Une « goutte » de matière
Grâce aux données du télescope spatial Fermi Gamma-ray, des chercheurs ont finalement identifié une périodicité dans ces émissions. D’après l’équipe, elles se produisent environ toutes les 76,32 minutes, en harmonie avec les impulsions de rayonnement X observées à proximité. Pour expliquer ce phénomène, les chercheurs proposent une explication fascinante : les rayons gamma ne proviendraient pas directement de Sgr A* lui-même, mais plutôt d’une « goutte » de gaz tourbillonnant autour du trou noir à près d’un tiers de la vitesse de la lumière. Cette goutte de matière à grande vitesse émettrait donc périodiquement de la lumière sur différentes longueurs d’onde lors de son orbite autour de Sgr A*.
Comment expliquer la formation d’une telle structure ?
La formation d’une structure en forme de « goutte » de gaz tourbillonnant à proximité d’un trou noir supermassif comme Sgr A* est un processus complexe qui peut être influencé par plusieurs facteurs.
D’une part, rappelons que les trous noirs supermassifs sont souvent entourés par un disque d’accrétion formé de gaz et de poussière qui tombe progressivement vers le trou noir sous l’effet de la gravité. Ce disque d’accrétion peut être turbulent, avec des zones de compression et de raréfaction qui créent des conditions propices à la formation de structures localisées. D’autre part, la forte gravité du trou noir génère également des forces de marée qui déforment la matière qui s’approche trop près. Là encore, ces forces peuvent conduire à la formation de gouttes de matière à des distances spécifiques du trou noir, créant des zones où la matière s’accumule et tourbillonne.
Rappelons aussi que les champs magnétiques jouent un rôle crucial dans l’interaction entre le trou noir et la matière environnante. Ces derniers peuvent alors influencer la distribution de la matière et créer des zones de concentration qui donnent naissance à des structures particulières. Enfin, la présence d’autres étoiles, nuages de gaz ou objets massifs à proximité du trou noir peut perturber le mouvement de la matière et contribuer à la formation de structures particulières.
Pour l’heure, les chercheurs ne sont pas très sûrs du mécanisme responsable de cette fameuse goutte de matière accélérée à des vitesses relativistes. Malgré tout, cette découverte remet en question l’idée selon laquelle les rayons gamma des trous noirs supermassifs proviennent uniquement d’un disque d’accrétion turbulent généré par l’influence gravitationnelle du trou noir. Les résultats pourraient ainsi fournir des informations cruciales sur les environnements entourant les trous noirs supermassifs, en particulier ceux qui sont moins voraces comme Sgr A* au centre de la Voie lactée.

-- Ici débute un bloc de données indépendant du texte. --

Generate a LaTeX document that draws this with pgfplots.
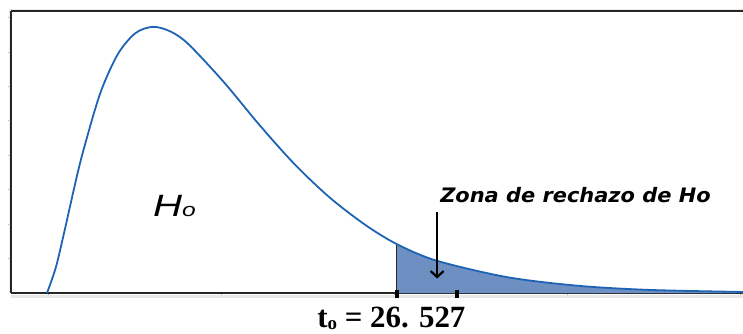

Cette découverte pourrait également permettre d’élucider le rôle des interactions entre le trou noir et les particules de matière environnantes dans la production de rayonnements de haute énergie. Les chercheurs estiment en effet que ces gouttes de matière pourraient entrer en collision les unes avec les autres, libérant ainsi des quantités importantes d’énergie sous forme de rayons gamma. Ces phénomènes offrent une rare opportunité d’observer en temps réel les processus de dynamisation de la matière dans des environnements extrêmes, et ainsi de mieux comprendre comment les trous noirs influencent l’évolution de leurs galaxies hôtes.